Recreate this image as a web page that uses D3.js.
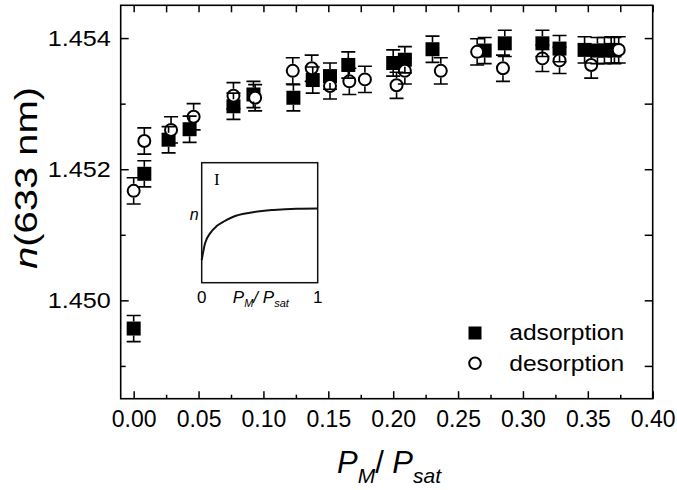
<!DOCTYPE html>
<html>
<head>
<meta charset="utf-8">
<script src="https://cdn.jsdelivr.net/npm/d3@7"></script>
<style>
  body { margin: 0; background: #fff; }
  svg { display: block; }
  text { font-family: Arial, "Liberation Sans", sans-serif; fill: #000; }
</style>
</head>
<body>
<svg id="chart" width="677" height="490"></svg>
<script>
// Refractive index n(633 nm) vs relative pressure, adsorption / desorption branches
const adsorptionX = [0.000, 0.0082, 0.0269, 0.0431, 0.0769, 0.0923, 0.1231, 0.1380, 0.1513, 0.1654,
                     0.2000, 0.2090, 0.2303, 0.2705, 0.2860, 0.3150, 0.3282, 0.3475, 0.3574, 0.3628,
                     0.3680, 0.3705];
const adsorptionN = [1.44957, 1.45193, 1.45245, 1.45261, 1.45296, 1.45314, 1.45309, 1.45336, 1.45342, 1.45359,
                     1.45362, 1.45367, 1.45383, 1.45381, 1.45392, 1.45392, 1.45384, 1.45382, 1.45381, 1.45381,
                     1.45382, 1.45381];
const desorptionX = [0.000, 0.0082, 0.0288, 0.0462, 0.0769, 0.0936, 0.1226, 0.1372, 0.1513, 0.1662,
                     0.1782, 0.2026, 0.2090, 0.2367, 0.2647, 0.2846, 0.3150, 0.3282, 0.3526, 0.3738];
const desorptionN = [1.45167, 1.45243, 1.45260, 1.45280, 1.45312, 1.45309, 1.45350, 1.45354, 1.45327, 1.45334,
                     1.45337, 1.45328, 1.45350, 1.45350, 1.45379, 1.45354, 1.45369, 1.45366, 1.45359, 1.45382];
const errorN = 0.0002;

const xMajorTicks = [0.00, 0.05, 0.10, 0.15, 0.20, 0.25, 0.30, 0.35, 0.40];
const xMinorTicks = [0.025, 0.075, 0.125, 0.175, 0.225, 0.275, 0.325, 0.375];
const yMajorTicks = [1.450, 1.452, 1.454];
const yMinorTicks = [1.449, 1.451, 1.453];

// Schematic isotherm shown in the inset (normalised units)
const insetCurveX = [0, 0.029, 0.072, 0.129, 0.187, 0.273, 0.417, 0.618, 0.819, 1.0];
const insetCurveY = [0.189, 0.328, 0.411, 0.472, 0.508, 0.550, 0.583, 0.606, 0.617, 0.619];

const svg = d3.select("#chart");
const margin = { left: 120.7, top: 5.3, right: 24.3, bottom: 91.3 };
const W = 677 - margin.left - margin.right;
const H = 490 - margin.top - margin.bottom;

const x = d3.scaleLinear().domain([-0.01, 0.40]).range([0, W]);
const y = d3.scaleLinear().domain([1.4485, 1.4545]).range([H, 0]);

const g = svg.append("g").attr("transform", `translate(${margin.left},${margin.top})`);

// axes (ticks point inward)
function styleAxis(size) {
  return sel => {
    sel.select(".domain").remove();
    sel.selectAll(".tick line").attr("stroke", "#000").attr("stroke-width", 1.5);
    sel.selectAll(".tick text").style("font-size", size + "px").attr("fill", "#000");
  };
}
g.append("g").attr("transform", `translate(0,${H})`)
  .call(d3.axisBottom(x).tickValues(xMajorTicks).tickSizeInner(-7.5).tickSizeOuter(0)
        .tickPadding(12).tickFormat(d3.format(".2f")))
  .call(styleAxis(23));
g.append("g").attr("transform", `translate(0,${H})`)
  .call(d3.axisBottom(x).tickValues(xMinorTicks).tickSizeInner(-4).tickSizeOuter(0).tickFormat(""))
  .call(styleAxis(22));
g.append("g")
  .call(d3.axisTop(x).tickValues(xMajorTicks.concat(xMinorTicks)).tickSizeInner(-7).tickSizeOuter(0).tickFormat(""))
  .call(styleAxis(22));
g.append("g")
  .call(d3.axisLeft(y).tickValues(yMajorTicks).tickSizeInner(-8).tickSizeOuter(0)
        .tickPadding(10).tickFormat(d3.format(".3f")))
  .call(styleAxis(22))
  .call(sel => sel.selectAll(".tick text").attr("textLength", 63).attr("lengthAdjust", "spacingAndGlyphs"));
g.append("g")
  .call(d3.axisLeft(y).tickValues(yMinorTicks).tickSizeInner(-5).tickSizeOuter(0).tickFormat(""))
  .call(styleAxis(22));
g.append("g").attr("transform", `translate(${W},0)`)
  .call(d3.axisRight(y).tickValues(yMajorTicks.concat(yMinorTicks)).tickSizeInner(-8).tickSizeOuter(0).tickFormat(""))
  .call(styleAxis(22));

// frame
g.append("rect").attr("width", W).attr("height", H)
  .attr("fill", "none").attr("stroke", "#000").attr("stroke-width", 1.6);

// inset schematic
const ix = d3.scaleLinear().domain([0, 1]).range([81, 197]);
const iy = d3.scaleLinear().domain([0, 1]).range([277.4, 157.4]);
const inset = g.append("g");
inset.append("rect").attr("x", ix(0)).attr("y", iy(1))
  .attr("width", ix(1) - ix(0)).attr("height", iy(0) - iy(1))
  .attr("fill", "#fff").attr("stroke", "#111").attr("stroke-width", 1.5);
inset.append("path")
  .datum(d3.range(insetCurveX.length))
  .attr("fill", "none").attr("stroke", "#111").attr("stroke-width", 2)
  .attr("d", d3.line().x(i => ix(insetCurveX[i])).y(i => iy(insetCurveY[i])).curve(d3.curveMonotoneX));
inset.append("text").attr("x", ix(0.13)).attr("y", iy(0.81))
  .attr("text-anchor", "middle").style("font-family", "'Liberation Serif', 'Times New Roman', serif")
  .style("font-size", "17px").text("I");
inset.append("text").attr("x", ix(0) - 3).attr("y", iy(0.52))
  .attr("text-anchor", "end").style("font-size", "16px").style("font-style", "italic").text("n");
inset.append("text").attr("x", ix(0)).attr("y", iy(0) + 20)
  .attr("text-anchor", "middle").style("font-size", "17px").attr("fill", "#333").text("0");
inset.append("text").attr("x", ix(1)).attr("y", iy(0) + 20)
  .attr("text-anchor", "middle").style("font-size", "17px").attr("fill", "#333").text("1");
const il = inset.append("text").attr("x", ix(0.51)).attr("y", iy(0) + 20)
  .attr("text-anchor", "middle").style("font-size", "17px").style("font-style", "italic");
il.append("tspan").text("P");
il.append("tspan").attr("dy", 4).style("font-size", "11px").text("M");
il.append("tspan").attr("dy", -4).text("/ P");
il.append("tspan").attr("dy", 4).style("font-size", "11px").text("sat");

// symbols
const sq = 14, cr = 6;
const adsIdx = d3.range(adsorptionX.length);
const desIdx = d3.range(desorptionX.length);

g.append("g").selectAll("rect").data(adsIdx).join("rect")
  .attr("x", i => x(adsorptionX[i]) - sq / 2).attr("y", i => y(adsorptionN[i]) - sq / 2)
  .attr("width", sq).attr("height", sq).attr("fill", "#000");

g.append("g").selectAll("circle").data(desIdx).join("circle")
  .attr("cx", i => x(desorptionX[i])).attr("cy", i => y(desorptionN[i])).attr("r", cr)
  .attr("fill", "#fff").attr("stroke", "#000").attr("stroke-width", 2);

// error bars, starting at the symbol edge
function errorBars(xs, ns, gap) {
  const eg = g.append("g").attr("stroke", "#000").attr("stroke-width", 1.6).attr("fill", "none");
  xs.forEach((xv, i) => {
    const cx = x(xv), cy = y(ns[i]);
    const top = y(ns[i] + errorN), bot = y(ns[i] - errorN);
    eg.append("path").attr("d",
      `M${cx},${cy - gap}V${top}M${cx - 7},${top}H${cx + 7}` +
      `M${cx},${cy + gap}V${bot}M${cx - 7},${bot}H${cx + 7}`);
  });
}
errorBars(adsorptionX, adsorptionN, sq / 2);
errorBars(desorptionX, desorptionN, cr + 1);

// legend
const lg = g.append("g");
lg.append("rect").attr("x", 354.3 - 6.5).attr("y", 327.7 - 6.5).attr("width", 13).attr("height", 13).attr("fill", "#000");
lg.append("circle").attr("cx", 354.3).attr("cy", 358).attr("r", 5.8)
  .attr("fill", "#fff").attr("stroke", "#000").attr("stroke-width", 2);
lg.append("text").attr("x", 388.5).attr("y", 335).style("font-size", "22px")
  .attr("textLength", 115).attr("lengthAdjust", "spacingAndGlyphs").text("adsorption");
lg.append("text").attr("x", 388.5).attr("y", 365.5).style("font-size", "22px")
  .attr("textLength", 115).attr("lengthAdjust", "spacingAndGlyphs").text("desorption");

// axis titles
const xt = svg.append("text").attr("x", 389).attr("y", 473.3)
  .attr("text-anchor", "middle").style("font-size", "31px");
xt.append("tspan").style("font-style", "italic").text("P");
xt.append("tspan").attr("dy", 10).style("font-size", "21px").style("font-style", "italic").text("M");
xt.append("tspan").attr("dy", -10).text("/ ");
xt.append("tspan").style("font-style", "italic").text("P");
xt.append("tspan").attr("dy", 10).style("font-size", "21px").style("font-style", "italic").text("sat");

const yt = svg.append("text").attr("transform", "translate(37,178) rotate(-90)")
  .attr("text-anchor", "middle").style("font-size", "32px")
  .attr("textLength", 182).attr("lengthAdjust", "spacingAndGlyphs");
yt.append("tspan").style("font-style", "italic").text("n");
yt.append("tspan").text("(633 nm)");
</script>
</body>
</html>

# # #

Without any pictures, reproduce the lines from the first one in the material through the line that has "0.606, 0.617, 0.619];", exactly as they appear.

Response -
Recreate this image as a web page that uses D3.js.
<!DOCTYPE html>
<html>
<head>
<meta charset="utf-8">
<script src="https://cdn.jsdelivr.net/npm/d3@7"></script>
<style>
  body { margin: 0; background: #fff; }
  svg { display: block; }
  text { font-family: Arial, "Liberation Sans", sans-serif; fill: #000; }
</style>
</head>
<body>
<svg id="chart" width="677" height="490"></svg>
<script>
// Refractive index n(633 nm) vs relative pressure, adsorption / desorption branches
const adsorptionX = [0.000, 0.0082, 0.0269, 0.0431, 0.0769, 0.0923, 0.1231, 0.1380, 0.1513, 0.1654,
                     0.2000, 0.2090, 0.2303, 0.2705, 0.2860, 0.3150, 0.3282, 0.3475, 0.3574, 0.3628,
                     0.3680, 0.3705];
const adsorptionN = [1.44957, 1.45193, 1.45245, 1.45261, 1.45296, 1.45314, 1.45309, 1.45336, 1.45342, 1.45359,
                     1.45362, 1.45367, 1.45383, 1.45381, 1.45392, 1.45392, 1.45384, 1.45382, 1.45381, 1.45381,
                     1.45382, 1.45381];
const desorptionX = [0.000, 0.0082, 0.0288, 0.0462, 0.0769, 0.0936, 0.1226, 0.1372, 0.1513, 0.1662,
                     0.1782, 0.2026, 0.2090, 0.2367, 0.2647, 0.2846, 0.3150, 0.3282, 0.3526, 0.3738];
const desorptionN = [1.45167, 1.45243, 1.45260, 1.45280, 1.45312, 1.45309, 1.45350, 1.45354, 1.45327, 1.45334,
                     1.45337, 1.45328, 1.45350, 1.45350, 1.45379, 1.45354, 1.45369, 1.45366, 1.45359, 1.45382];
const errorN = 0.0002;

const xMajorTicks = [0.00, 0.05, 0.10, 0.15, 0.20, 0.25, 0.30, 0.35, 0.40];
const xMinorTicks = [0.025, 0.075, 0.125, 0.175, 0.225, 0.275, 0.325, 0.375];
const yMajorTicks = [1.450, 1.452, 1.454];
const yMinorTicks = [1.449, 1.451, 1.453];

// Schematic isotherm shown in the inset (normalised units)
const insetCurveX = [0, 0.029, 0.072, 0.129, 0.187, 0.273, 0.417, 0.618, 0.819, 1.0];
const insetCurveY = [0.189, 0.328, 0.411, 0.472, 0.508, 0.550, 0.583, 0.606, 0.617, 0.619];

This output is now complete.